The Myth of Violent Orthodoxy

A critical aspect of this new analysis involves dismantling the security-obsessed lens through which Western governments view Islam. For the past three decades, foreign policy has been driven by the fear of a clash of civilizations. This fear is based on a statistical error. Historical and contemporary data show that the vast majority of conflicts involving groups like ISIS or Al-Qaeda are, fundamentally, civil wars over the definition of Islam itself, fought primarily against other Muslims.

By failing to recognize that these are internal struggles for the soul of a civilization, Western powers have often intervened with clumsy strategies that exacerbate the violence. Acknowledging that Islam is a contested "political language" rather than a monolith allows for a more nuanced diplomatic approach.
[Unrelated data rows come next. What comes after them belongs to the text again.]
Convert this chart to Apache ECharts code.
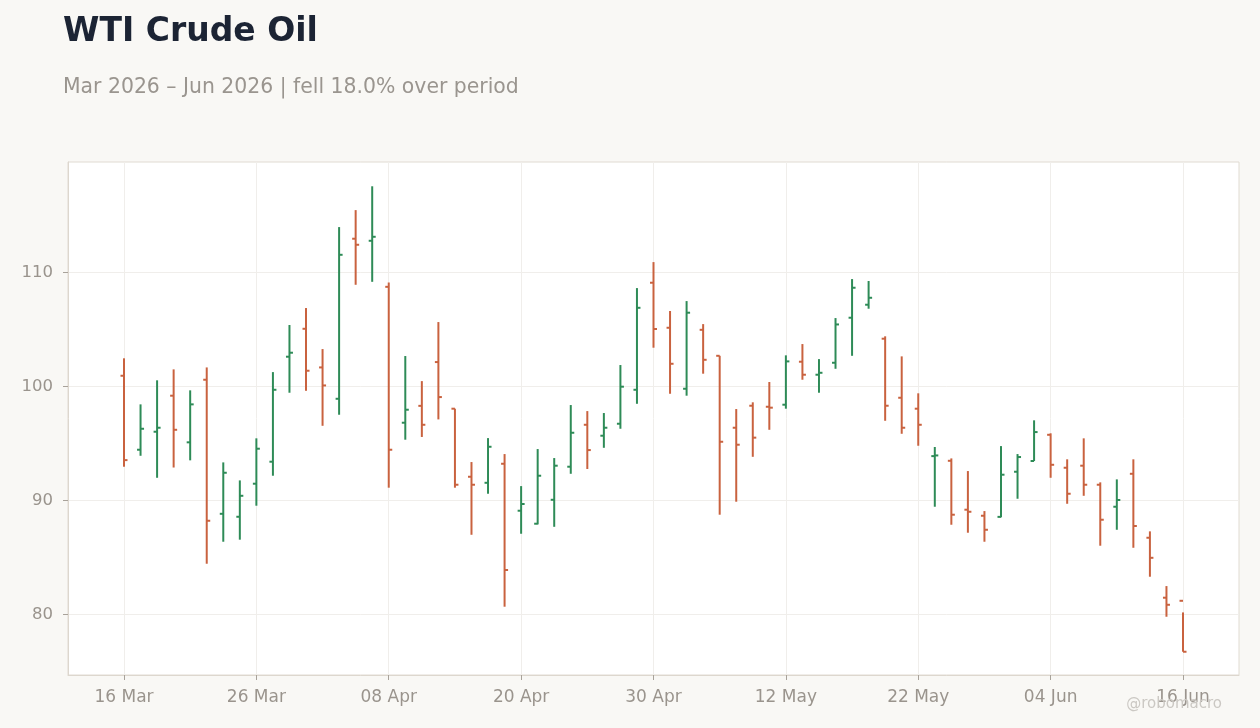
<!DOCTYPE html>
<html>
<head>
<meta charset="utf-8">
<script src="https://cdn.jsdelivr.net/npm/echarts@6/dist/echarts.min.js"></script>
<style>
html,body{margin:0;padding:0;background:#f9f8f5;}
#c{width:1260px;height:728px;}
</style>
</head>
<body>
<div id="c"></div>
<script>
const dates = [
'16 Mar','17 Mar','18 Mar','19 Mar','20 Mar','23 Mar','24 Mar','25 Mar','26 Mar','27 Mar','30 Mar','31 Mar',
'01 Apr','02 Apr','06 Apr','07 Apr','08 Apr','09 Apr','10 Apr','13 Apr','14 Apr','15 Apr','16 Apr','17 Apr',
'20 Apr','21 Apr','22 Apr','23 Apr','24 Apr','27 Apr','28 Apr','29 Apr','30 Apr',
'01 May','04 May','05 May','06 May','07 May','08 May','11 May','12 May','13 May','14 May','15 May',
'18 May','19 May','20 May','21 May','22 May','26 May','27 May','28 May','29 May',
'01 Jun','02 Jun','03 Jun','04 Jun','05 Jun','08 Jun','09 Jun','10 Jun','11 Jun','12 Jun','15 Jun','16 Jun'
];
const openV = [100.93,94.44,96.02,99.18,95.09,100.58,88.82,88.56,91.46,93.39,102.60,105.05,101.66,98.91,112.95,112.77,
108.73,96.81,98.29,102.13,98.04,92.07,91.54,93.21,89.09,87.95,90.05,92.95,96.63,95.67,96.72,99.70,
109.09,105.14,99.79,104.96,102.68,96.37,98.30,98.21,98.39,102.16,101.02,102.07,106.02,107.16,
104.18,99.00,98.04,93.88,93.47,89.18,88.65,88.55,92.51,93.45,95.75,92.86,93.04,91.37,89.44,92.33,86.72,81.46,81.19];
const highV = [102.46,98.42,100.53,101.49,99.65,101.66,93.33,91.75,95.44,101.25,105.38,106.87,103.27,113.97,115.46,117.55,
109.11,102.66,100.46,105.64,98.04,93.36,95.46,94.06,91.25,94.50,93.71,98.36,97.83,97.66,101.87,108.62,
110.90,106.61,107.48,105.46,102.68,98.01,98.60,100.38,102.72,103.71,102.39,105.99,109.41,109.24,
104.39,102.63,99.39,94.68,93.68,92.57,89.06,94.76,94.06,97.02,95.88,93.60,95.44,91.58,91.84,93.60,87.28,82.48,80.17];
const lowV = [92.95,93.91,91.98,92.88,93.51,84.44,86.37,86.55,89.53,92.16,99.44,99.61,96.54,97.51,108.91,109.17,
91.11,95.32,95.56,97.10,91.11,86.98,90.58,80.67,87.07,87.89,87.68,92.33,92.75,94.61,96.28,98.47,
103.39,99.35,99.18,101.11,88.74,89.88,93.82,96.19,98.04,100.58,99.44,101.54,102.68,106.81,
96.98,95.84,94.79,89.44,87.86,87.16,86.37,88.51,90.14,93.45,91.98,89.70,90.40,86.02,87.42,85.84,83.30,79.79,76.72];
const closeV = [93.53,96.28,96.37,96.19,98.42,88.21,92.42,90.40,94.53,99.70,102.95,101.37,100.08,111.54,112.42,113.12,
94.44,97.95,96.63,99.06,91.37,91.37,94.70,83.89,89.68,92.16,93.04,95.93,94.41,96.37,99.97,106.89,
105.03,101.98,106.46,102.33,95.14,94.88,95.50,98.13,102.19,101.02,101.19,105.43,108.65,107.77,
98.30,96.37,96.63,93.94,88.74,89.00,87.42,92.25,93.80,95.99,93.12,90.58,91.37,88.30,90.03,87.75,84.96,80.84,76.72];
const xTickIdx = [0,8,16,24,32,40,48,56,64];
const yTicks = [80,90,100,110];

const GREEN = '#2e8b57';
const RED = '#c9623f';
const FONT = 'DejaVu Sans';

const seriesData = dates.map((d, i) => [i, openV[i], closeV[i], lowV[i], highV[i]]);

function renderItem(params, api) {
  const i = api.value(0);
  const o = api.coord([i, api.value(1)]);
  const c = api.coord([i, api.value(2)]);
  const l = api.coord([i, api.value(3)]);
  const h = api.coord([i, api.value(4)]);
  const col = api.value(2) >= api.value(1) ? GREEN : RED;
  const style = { stroke: col, lineWidth: 2 };
  return {
    type: 'group',
    children: [
      { type: 'line', shape: { x1: h[0], y1: h[1], x2: l[0], y2: l[1] }, style },
      { type: 'line', shape: { x1: o[0] - 3.5, y1: o[1], x2: o[0], y2: o[1] }, style },
      { type: 'line', shape: { x1: c[0], y1: c[1], x2: c[0] + 3.5, y2: c[1] }, style }
    ]
  };
}

const chart = echarts.init(document.getElementById('c'), null, { renderer: 'canvas' });
chart.setOption({
  backgroundColor: '#f9f8f5',
  animation: false,
  title: [
    { text: 'WTI Crude Oil', left: 63, top: 16, padding: 0,
      textStyle: { fontFamily: FONT, fontSize: 33, fontWeight: 'bold', color: '#1c2434' } },
    { text: 'Mar 2026 – Jun 2026 | fell 18.0% over period', left: 63, top: 78, padding: 0,
      textStyle: { fontFamily: FONT, fontSize: 20.4, fontWeight: 'normal', color: '#9a958f' } }
  ],
  grid: {
    left: 68, right: 21, top: 162, bottom: 53,
    containLabel: false, outerBoundsMode: 'none',
    show: true, backgroundColor: '#ffffff', borderColor: '#e0dbd2', borderWidth: 1
  },
  xAxis: {
    type: 'value', min: -3.384, max: 67.384,
    axisLine: { show: true, onZero: false, lineStyle: { color: '#ddd7ce', width: 1 } },
    axisTick: { show: true, customValues: xTickIdx, length: 5, lineStyle: { color: '#a8a29a' } },
    axisLabel: { customValues: xTickIdx, formatter: v => dates[Math.round(v)] || '',
      color: '#9a948d', fontFamily: FONT, fontSize: 17, margin: 14 },
    splitLine: { show: true, lineStyle: { color: '#f0eeeb', width: 1 } }
  },
  yAxis: {
    type: 'value', min: 74.68, max: 119.68,
    axisLine: { show: true, onZero: false, lineStyle: { color: '#ddd7ce', width: 1 } },
    axisTick: { show: true, customValues: yTicks, length: 5, lineStyle: { color: '#a8a29a' } },
    axisLabel: { customValues: yTicks, color: '#9a948d', fontFamily: FONT, fontSize: 16.5, margin: 15 },
    splitLine: { show: true, lineStyle: { color: '#f0eeeb', width: 1 } }
  },
  graphic: [
    { type: 'text', right: 38, top: 697, z: 100,
      style: { text: '@robomacro', fontFamily: FONT, fontSize: 15, fill: '#cbc8c3' } }
  ],
  series: [{
    type: 'custom',
    renderItem: renderItem,
    data: seriesData,
    encode: { x: 0, y: [1, 2, 3, 4] },
    clip: false
  }]
});
</script>
</body>
</html>
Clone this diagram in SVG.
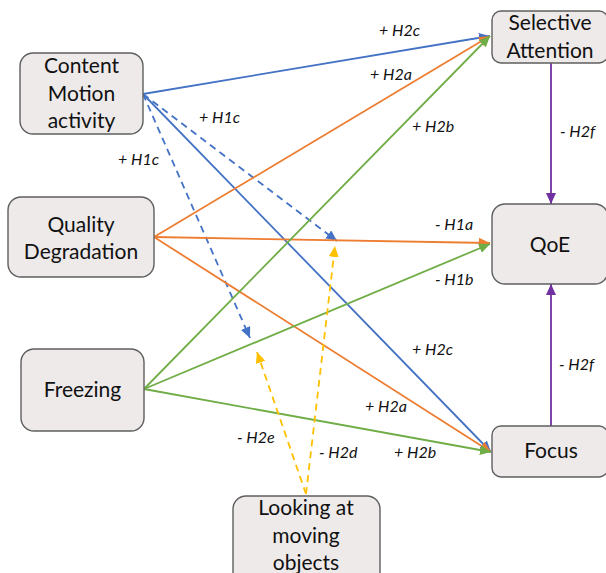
<svg xmlns="http://www.w3.org/2000/svg" width="606" height="573" viewBox="0 0 606 573">
<defs>
<style>
.box{fill:#EEEAEA;stroke:#5F5F5F;stroke-width:1.4}
.nt{font-family:Lato,"Liberation Sans",sans-serif;font-size:21px;fill:#111;text-anchor:middle}
.lb{font-family:Lato,"Liberation Sans",sans-serif;font-size:16px;font-style:italic;fill:#111}
.c{fill:none;stroke-width:1.8}
.blue{stroke:#4472C4}
.orange{stroke:#ED7D31}
.green{stroke:#70AD47}
.yellow{stroke:#FFC000}
.purple{stroke:#7030A0}
.dash{stroke-dasharray:7 5}
</style>
<marker id="mb" markerUnits="userSpaceOnUse" markerWidth="12" markerHeight="10" refX="11" refY="5" orient="auto"><path d="M0,0 L11,5 L0,10 Z" fill="#4472C4"/></marker>
<marker id="mo" markerUnits="userSpaceOnUse" markerWidth="12" markerHeight="10" refX="11" refY="5" orient="auto"><path d="M0,0 L11,5 L0,10 Z" fill="#ED7D31"/></marker>
<marker id="mg" markerUnits="userSpaceOnUse" markerWidth="12" markerHeight="10" refX="11" refY="5" orient="auto"><path d="M0,0 L11,5 L0,10 Z" fill="#70AD47"/></marker>
<marker id="my" markerUnits="userSpaceOnUse" markerWidth="12" markerHeight="10" refX="11" refY="5" orient="auto"><path d="M0,0 L11,5 L0,10 Z" fill="#FFC000"/></marker>
<marker id="mp" markerUnits="userSpaceOnUse" markerWidth="12" markerHeight="10" refX="11" refY="5" orient="auto"><path d="M0,0 L11,5 L0,10 Z" fill="#7030A0"/></marker>
</defs>
<rect width="606" height="573" fill="#fff"/>
<g id="connectors">
<line class="c blue" x1="143" y1="94" x2="490" y2="36" marker-end="url(#mb)"/>
<line class="c blue" x1="143" y1="94" x2="491" y2="452" marker-end="url(#mb)"/>
<line class="c blue dash" x1="143" y1="94" x2="337" y2="241" marker-end="url(#mb)"/>
<line class="c blue dash" x1="143" y1="94" x2="250" y2="338" marker-end="url(#mb)"/>
<line class="c orange" x1="154" y1="237" x2="490" y2="36" marker-end="url(#mo)"/>
<line class="c orange" x1="154" y1="237" x2="490" y2="243" marker-end="url(#mo)"/>
<line class="c orange" x1="154" y1="237" x2="491" y2="452" marker-end="url(#mo)"/>
<line class="c green" x1="144" y1="389" x2="490" y2="36" marker-end="url(#mg)"/>
<line class="c green" x1="144" y1="389" x2="490" y2="244" marker-end="url(#mg)"/>
<line class="c green" x1="144" y1="389" x2="491" y2="452" marker-end="url(#mg)"/>
<line class="c yellow dash" x1="306" y1="494" x2="335" y2="246" marker-end="url(#my)"/>
<line class="c yellow dash" x1="306" y1="494" x2="257" y2="352" marker-end="url(#my)"/>
<line class="c purple" x1="551" y1="63" x2="551" y2="204" marker-end="url(#mp)"/>
<line class="c purple" x1="551" y1="426" x2="551" y2="284" marker-end="url(#mp)"/>
<text class="lb" x="379" y="36">+ H2c</text>
<text class="lb" x="370" y="80">+ H2a</text>
<text class="lb" x="412" y="132">+ H2b</text>
<text class="lb" x="560" y="137">- H2f</text>
<text class="lb" x="435" y="230">- H1a</text>
<text class="lb" x="435" y="285">- H1b</text>
<text class="lb" x="199" y="123">+ H1c</text>
<text class="lb" x="118" y="165">+ H1c</text>
<text class="lb" x="237" y="443">- H2e</text>
<text class="lb" x="319" y="458">- H2d</text>
<text class="lb" x="394" y="458">+ H2b</text>
<text class="lb" x="365" y="412">+ H2a</text>
<text class="lb" x="412" y="355">+ H2c</text>
<text class="lb" x="559" y="370">- H2f</text>
</g>
<g id="content-motion">
<rect class="box" x="20" y="53" width="123" height="81" rx="13"/>
<text class="nt" x="81.5" y="73">Content</text>
<text class="nt" x="81.5" y="101">Motion</text>
<text class="nt" x="81.5" y="128">activity</text>
</g>
<g id="quality-degradation">
<rect class="box" x="8" y="197" width="146" height="80" rx="13"/>
<text class="nt" x="81" y="232">Quality</text>
<text class="nt" x="81" y="259">Degradation</text>
</g>
<g id="freezing">
<rect class="box" x="21" y="349" width="123" height="82" rx="13"/>
<text class="nt" x="82.5" y="397">Freezing</text>
</g>
<g id="looking">
<rect class="box" x="233" y="496" width="147" height="90" rx="13"/>
<text class="nt" x="306" y="515">Looking at</text>
<text class="nt" x="306" y="543">moving</text>
<text class="nt" x="306" y="570">objects</text>
</g>
<g id="selective-attention">
<rect class="box" x="492" y="11" width="116" height="52" rx="9"/>
<text class="nt" x="550" y="30">Selective</text>
<text class="nt" x="550" y="58">Attention</text>
</g>
<g id="qoe">
<rect class="box" x="492" y="204" width="116" height="80" rx="13"/>
<text class="nt" x="550" y="252">QoE</text>
</g>
<g id="focus">
<rect class="box" x="492" y="426" width="116" height="51" rx="9"/>
<text class="nt" x="551" y="458">Focus</text>
</g>
</svg>
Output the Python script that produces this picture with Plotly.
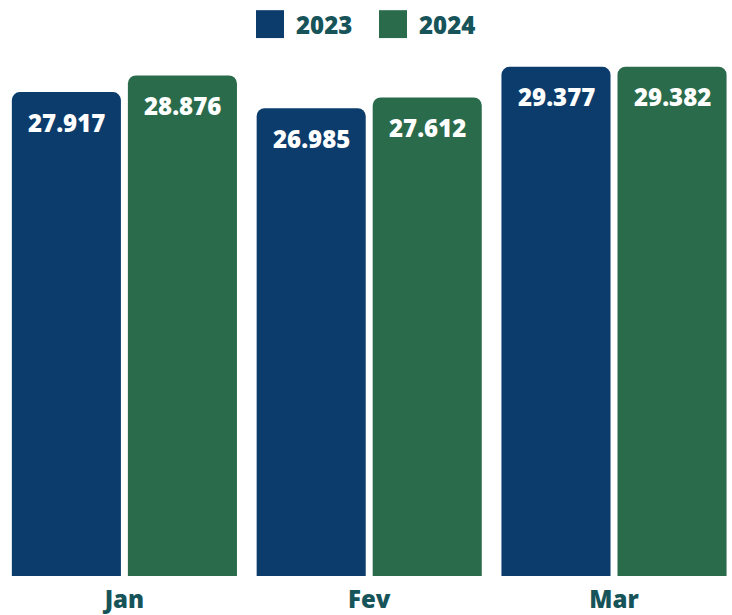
import plotly.graph_objects as go

months = ["Jan", "Fev", "Mar"]
series_names = ["2023", "2024"]
values_2023 = [27917, 26985, 29377]
values_2024 = [28876, 27612, 29382]

colors = {"2023": "#0B3C6B", "2024": "#2A6B4B"}
text_color = "#16545A"
font_family = "Open Sans"
heavy = 800

W, H = 732, 615
margin = dict(l=2, r=0, t=56, b=37)
plot_w = W - margin["l"] - margin["r"]
plot_h = H - margin["t"] - margin["b"]


def fmt(v):
    return f"{v:,}".replace(",", ".")


def px_x(px):
    return (px - margin["l"]) / plot_w


def px_y(py):
    return (H - margin["b"] - py) / plot_h


fig = go.Figure()
for name, vals in zip(series_names, [values_2023, values_2024]):
    fig.add_trace(go.Bar(
        x=months,
        y=vals,
        name=name,
        marker=dict(color=colors[name], cornerradius=8, line=dict(width=0)),
        showlegend=False,
        hoverinfo="x+y+name",
    ))

annotations = []
for i, vals in enumerate([values_2023, values_2024]):
    shift = -58 if i == 0 else 58
    for m, v in zip(months, vals):
        annotations.append(dict(
            x=m, y=v, xref="x", yref="y",
            text=fmt(v),
            showarrow=False,
            xshift=shift, yshift=-30,
            yanchor="middle",
            font=dict(family=font_family, size=24, color="white", weight=heavy),
        ))

# legend drawn by hand so the swatches can be large squares
shapes = []
legend_pos = [(256, 294), (379, 417)]
for name, (sq_x, txt_x) in zip(series_names, legend_pos):
    shapes.append(dict(
        type="rect", xref="paper", yref="paper",
        x0=px_x(sq_x), x1=px_x(sq_x + 28),
        y0=px_y(38), y1=px_y(10),
        fillcolor=colors[name], line=dict(width=0),
    ))
    annotations.append(dict(
        x=px_x(txt_x), y=px_y(24), xref="paper", yref="paper",
        xanchor="left", yanchor="middle",
        text=name, showarrow=False,
        font=dict(family=font_family, size=24, color=text_color, weight=heavy),
    ))

fig.update_layout(
    width=W, height=H,
    margin=margin,
    paper_bgcolor="white",
    plot_bgcolor="white",
    barmode="group",
    bargap=0.052,
    bargroupgap=0.06,
    annotations=annotations,
    shapes=shapes,
    font=dict(family=font_family),
    xaxis=dict(
        range=[-0.5, 2.482],
        showgrid=False, zeroline=False, showline=False,
        tickfont=dict(family=font_family, size=24, color=text_color, weight=heavy),
        ticks="",
        ticklabelstandoff=7,
    ),
    yaxis=dict(
        range=[0, 30000],
        visible=False,
    ),
)

fig.write_html(
    "out.html",
    config={"displayModeBar": False},
    post_script="document.body.style.margin='0';",
)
It shifts the perspective from a war against the West to a complex internal dialogue within the Muslim world—one that Europe is geographically and historically destined to be part of.

Innovation from the Periphery

Perhaps the most compelling argument for Islam as the engine of history is the concept of the "periphery." We are conditioned to look at the Middle East as the sole heart of Islam. Yet, the engine of Islamic evolution is revving loudest in the so-called margins—in West Africa, Southeast Asia, China, and the diaspora communities of London, Manchester, and Birmingham.

It is in these borderlands where Islam is adapting most rapidly to the digital age, merging ancient faith with modern technology and democratic ideals. The 2026 analysis suggests that the future of Islam—and by extension, a significant part of the world’s future—will not be dictated solely by clerics in traditional centers of power, but by the diverse, globalized communities who define what being Muslim means in the 21st century.

A Universal History for a Fragmented World

The implication of this shift is profound. If we accept that Islam helped build the modern world, then the "West" is not a fortress under siege, but a partner in a shared lineage. The origins of the "secular state," the concepts of international trade, and the very rhythms of global history are shared inheritances.

As we move deeper into the 2020s, the most successful nations will be those that embrace this integrated history. For the UK and Europe, acknowledging Islam as a foundational engine of their own past is not an act of submission, but a necessary step toward intellectual maturity and social cohesion. The history of Islam is, quite simply, the history of the world.